Veronesi: “Il cancro dimostra che Dio non esiste”

di Redazione Blitz
Pubblicato il 17 Novembre 2014 - 12:34 OLTRE 6 MESI FA
Veronesi: "Il cancro dimostra che Dio non esiste"

Umberto Veronesi (Foto Lapresse)

ROMA – “Allo stesso modo di Auschwitz, per me il cancro è diventato la prova della non esistenza di Dio”: Umberto Veronesi sintetizza così il proprio percorso di allontanamento dalla fede. Di fronte alla sofferenza dei malati di tumore, non c’è Dio che possa riscattare l’uomo, sostiene l’oncologo, non c’è verità rivelata che possa lenire il dolore di due genitori che perdono un figlio malato di cancro.

Veronesi racconta il proprio allontanamento dalla religione nel suo libro “Il mestiere di uomo” (edito da Einaudi), che è stato parzialmente riportato dal quotidiano Repubblica e da Huffington Post, che ha titolato proprio con la forte presa di posizione del ricercatore: “Il cancro dimostra che dio non esiste”.

Ecco alcuni estratti del libro di Veronesi.

 “Non saprei dire qual è stato il mio primo giorno senza Dio. Sicuramente dopo l’esperienza della guerra non misi mai più piede in una chiesa, ma il tramonto della fede era iniziato molto prima. Durante il liceo fui bocciato due volte, ero un discolo in senso letterale: non andavo bene a scuola. Di fatto sono sempre stato anticonformista, ribelle ai luoghi comuni e alle convenzioni accettate acriticamente, e questa mia natura mal si conciliava con l’integralismo della dottrina cattolica che era stata il fondamento della mia educazione di bambino.

“A diciotto anni non volevo andare a combattere, ma finii in una retata e mi ritrovai con indosso un’uniforme che non aveva per me alcun valore e fui ben armato per uccidere altri ragazzi, in tutto e per tutto uguali a me salvo per il fatto che indossavano una divisa diversa.

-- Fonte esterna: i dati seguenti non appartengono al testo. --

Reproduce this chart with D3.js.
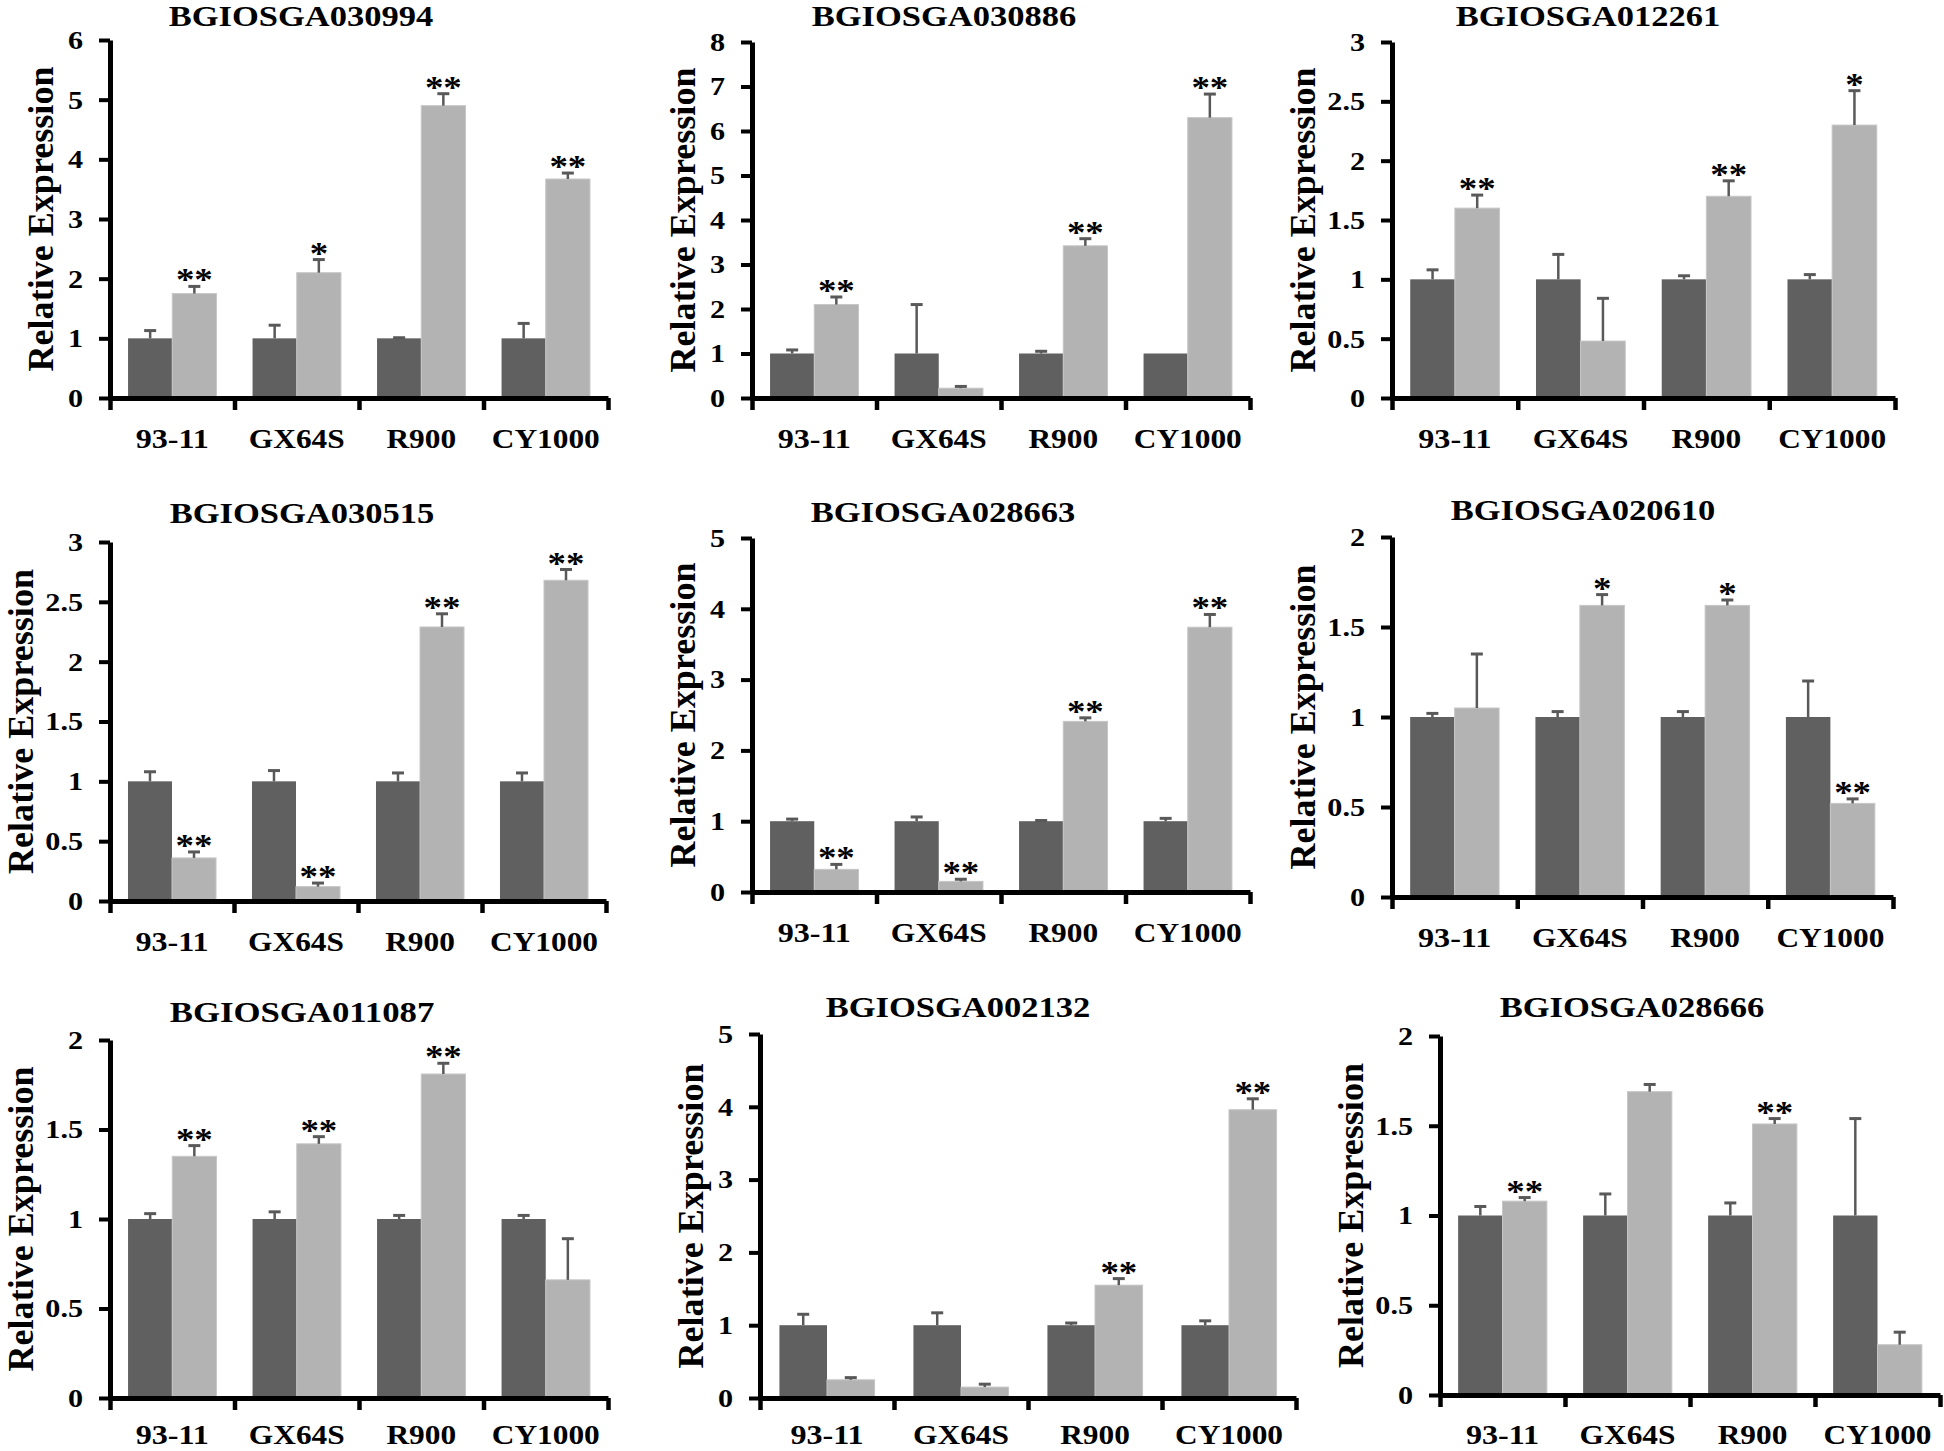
<!DOCTYPE html>
<html><head><meta charset="utf-8">
<script src="https://cdn.jsdelivr.net/npm/d3@7"></script>
<style>body{margin:0;background:#fff}svg{display:block}</style>
</head><body>
<svg id="c" width="1944" height="1451"></svg>
<script>
// ---------------- data ----------------
const genes = ["BGIOSGA030994","BGIOSGA030886","BGIOSGA012261",
               "BGIOSGA030515","BGIOSGA028663","BGIOSGA020610",
               "BGIOSGA011087","BGIOSGA002132","BGIOSGA028666"];
const categories = ["93-11","GX64S","R900","CY1000"];
const series = ["control","treated"];
const yMaxes = [6, 8, 3, 3, 5, 2, 2, 5, 2];
const yTickSteps = [1, 1, 0.5, 0.5, 1, 0.5, 0.5, 1, 0.5];

const controlValues = [
  [1,1,1,1],[1,1,1,1],[1,1,1,1],
  [1,1,1,1],[1,1,1,1],[1,1,1,1],
  [1,1,1,1],[1,1,1,1],[1,1,1,1]
];
const controlErrors = [
  [0.13,0.22,0.01,0.25],
  [0.08,1.10,0.05,0.00],
  [0.08,0.21,0.03,0.04],
  [0.08,0.09,0.07,0.07],
  [0.03,0.06,0.01,0.04],
  [0.02,0.03,0.03,0.20],
  [0.03,0.04,0.02,0.02],
  [0.15,0.17,0.03,0.06],
  [0.05,0.12,0.07,0.54]
];
const treatedValues = [
  [1.75,2.10,4.90,3.67],
  [2.10,0.22,3.42,6.30],
  [1.60,0.48,1.70,2.30],
  [0.36,0.12,2.29,2.68],
  [0.32,0.15,2.41,3.74],
  [1.05,1.62,1.62,0.52],
  [1.35,1.42,1.81,0.66],
  [0.25,0.15,1.55,3.96],
  [1.08,1.69,1.51,0.28]
];
const treatedErrors = [
  [0.12,0.22,0.20,0.10],
  [0.17,0.04,0.16,0.53],
  [0.11,0.36,0.13,0.29],
  [0.05,0.03,0.11,0.09],
  [0.07,0.03,0.05,0.18],
  [0.30,0.06,0.03,0.025],
  [0.06,0.04,0.06,0.23],
  [0.03,0.04,0.09,0.15],
  [0.02,0.04,0.03,0.07]
];
const significance = [
  ["**","*","**","**"],
  ["**","","**","**"],
  ["**","","**","*"],
  ["**","**","**","**"],
  ["**","**","**","**"],
  ["","*","*","**"],
  ["**","**","**",""],
  ["","","**","**"],
  ["**","","**",""]
];
const yLabel = "Relative Expression";

// ---------------- layout (pixels) ----------------
const layout = [
  {l:110, r:608,  t:40,   z:398,  tx:301,  ty:26},
  {l:752, r:1250, t:42,   z:398,  tx:944,  ty:26},
  {l:1392,r:1895, t:42,   z:398,  tx:1588, ty:26},
  {l:110, r:606,  t:542,  z:901,  tx:302,  ty:523},
  {l:752, r:1250, t:538,  z:892,  tx:943,  ty:522},
  {l:1392,r:1893, t:537,  z:897,  tx:1583, ty:520},
  {l:110, r:608,  t:1040, z:1398, tx:302,  ty:1022},
  {l:760, r:1296, t:1034, z:1398, tx:958,  ty:1017},
  {l:1440,r:1940, t:1036, z:1395, tx:1632, ty:1017}
];
const FONT = "'Liberation Serif','Times New Roman',Times,serif";
const colors = {control:"#606060", treated:"#b3b3b3"};
const errColor = "#595959";

// Times-Bold advance widths (em) used to fix text widths independent of the font found
const adv = {"0":.5,"1":.5,"2":.5,"3":.5,"4":.5,"5":.5,"6":.5,"7":.5,"8":.5,"9":.5,
  ".":.25,"-":.333,"*":.5," ":.25,B:.667,G:.778,I:.389,O:.778,S:.556,A:.722,X:.722,
  R:.722,C:.722,Y:.722,E:.667,e:.444,l:.278,a:.5,t:.333,i:.278,v:.5,x:.5,p:.556,
  r:.444,s:.389,o:.5,n:.556};
const emWidth = s => Array.from(s).reduce((a,c) => a + (adv[c] || .5), 0);

const svg = d3.select("#c");

function txt(g, x, y, s, size, stretch, anchor, rot, dy) {
  return g.append("text")
    .attr("transform", `translate(${x},${y}) rotate(${rot||0})`)
    .attr("text-anchor", anchor)
    .attr("dy", dy || 0)
    .attr("textLength", emWidth(s) * size * stretch)
    .attr("lengthAdjust", "spacingAndGlyphs")
    .style("font-family", FONT).style("font-weight", "bold")
    .style("font-size", size + "px").attr("fill", "#000")
    .text(s);
}

genes.forEach((gene, i) => {
  const L = layout[i];
  const g = svg.append("g");
  const y = d3.scaleLinear().domain([0, yMaxes[i]]).range([L.z, L.t]);
  const x0 = d3.scaleBand().domain(categories).range([L.l, L.r]).padding(0);
  const bw = x0.bandwidth();
  const x1 = d3.scaleBand().domain(series).range([bw*0.145, bw*0.855]).padding(0);

  const rows = categories.map((c, k) => ({
    cat: c,
    bars: [
      {s:"control", v:controlValues[i][k], e:controlErrors[i][k], star:""},
      {s:"treated", v:treatedValues[i][k], e:treatedErrors[i][k], star:significance[i][k]}
    ]
  }));

  const grp = g.selectAll("g.grp").data(rows).join("g")
    .attr("transform", d => `translate(${x0(d.cat)},0)`);

  grp.selectAll("rect").data(d => d.bars).join("rect")
    .attr("x", d => x1(d.s)).attr("width", x1.bandwidth())
    .attr("y", d => y(d.v)).attr("height", d => y(0) - y(d.v))
    .attr("fill", d => colors[d.s])
    .attr("stroke", d => d.s === "treated" ? "#c6c6c6" : "none")
    .attr("stroke-width", 1);

  // error bars (upper only)
  const eb = grp.selectAll("g.eb").data(d => d.bars.filter(b => b.e > 0)).join("g");
  eb.append("line")
    .attr("x1", d => x1(d.s) + x1.bandwidth()/2).attr("x2", d => x1(d.s) + x1.bandwidth()/2)
    .attr("y1", d => y(d.v)).attr("y2", d => y(d.v + d.e))
    .attr("stroke", errColor).attr("stroke-width", 2.5);
  eb.append("line")
    .attr("x1", d => x1(d.s) + x1.bandwidth()/2 - 6).attr("x2", d => x1(d.s) + x1.bandwidth()/2 + 6)
    .attr("y1", d => y(d.v + d.e)).attr("y2", d => y(d.v + d.e))
    .attr("stroke", errColor).attr("stroke-width", 3);

  // significance stars
  rows.forEach(r => {
    r.bars.forEach(b => {
      if (!b.star) return;
      txt(g, x0(r.cat) + x1(b.s) + x1.bandwidth()/2, y(b.v + b.e) + 4, b.star, 32, 1.15, "middle");
    });
  });

  // y axis
  const ticks = d3.range(0, yMaxes[i] + 1e-9, yTickSteps[i]);
  const ya = g.append("g").attr("transform", `translate(${L.l},0)`)
    .call(d3.axisLeft(y).tickValues(ticks).tickSize(11).tickSizeOuter(0).tickFormat(""));
  ya.select(".domain").attr("stroke", "#000").attr("stroke-width", 5);
  ya.selectAll(".tick line").attr("stroke", "#000").attr("stroke-width", 4);
  ticks.forEach(t => {
    txt(g, L.l - 27, y(t), d3.format("~g")(t), 26, 1.16, "end", 0, "0.34em");
  });

  // x axis (boundary ticks)
  const xb = d3.scaleLinear().domain([0, categories.length]).range([L.l, L.r]);
  const xa = g.append("g").attr("transform", `translate(0,${L.z})`)
    .call(d3.axisBottom(xb).tickValues(d3.range(0, categories.length + 1)).tickSize(12).tickSizeOuter(0).tickFormat(""));
  xa.select(".domain").attr("stroke", "#000").attr("stroke-width", 5);
  xa.selectAll(".tick line").attr("stroke", "#000").attr("stroke-width", 4.5);
  categories.forEach(c => {
    txt(g, x0(c) + bw/2, Math.min(L.z + 50, 1444), c, 28, 1.12, "middle");
  });

  // titles
  txt(g, L.tx, L.ty, gene, 30, 1.15, "middle");
  const hasDecimals = yTickSteps[i] < 1;
  txt(g, L.l - (hasDecimals ? 90 : 70), (L.t + L.z)/2, yLabel, 36, 1.0, "middle", -90, "0.35em");
});
</script>
</body></html>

“Oltre alle stragi dei combattimenti, ho toccato con mano anche la follia del nazismo e non ho potuto non chiedermi, come fece Hannah Arendt prima e Benedetto XVI molti anni dopo: Dov’era Dio ad Auschwitz?

“La scelta di fare il medico è profondamente legata in me alla ricerca dell’origine di quel male che il concetto di Dio non poteva spiegare. Da principio volevo fare lo psichiatra per capire in quale punto della mente nascesse la follia gratuita che poteva causare gli orrori di cui ero stato testimone. Avvicinandomi alla medicina, però, incappai in un male ancora più inspiegabile della guerra, il cancro.

“Ho pensato spesso che il chirurgo, e soprattutto il chirurgo oncologo, abbia in effetti un rapporto speciale con il male. Il bisturi che affonda nel corpo di un uomo o di una donna lo ritiene lontano dalla metafisica del dolore. In sala operatoria, quando il paziente si addormenta, è a te che affida la sua vita. L’ultimo sguardo di paura o di fiducia è per te. E tu, chirurgo, non puoi pensare che un angelo custode guidi la tua mano quando incidi e inizi l’operazione, quando in pochi istanti devo decidere cosa fare, quando asportare, come fermare un’emorragia.

“Ci sei solo tu in quei momenti, solo con la tua capacità, la tua concentrazione, la tua lucidità, la tua esperienza, i tuoi studi, il tuo amore (o anche la tua carità come la chiamava don Giovanni) per la persona malata. Allo stesso modo di Auschwitz, per me il cancro è diventato la prova della non esistenza di Dio. Come puoi credere nella Provvidenza o nell’amore divino quando vedi un bambino invaso da cellule maligne che lo consumano giorno dopo giorno davanti ai tuoi occhi? Ci sono parole in qualche libro sacro del mondo, ci sono verità rivelate, che possano lenire il dolore dei suoi genitori? Io credo di no, e preferisco il silenzio, o il sussurro del “non so”.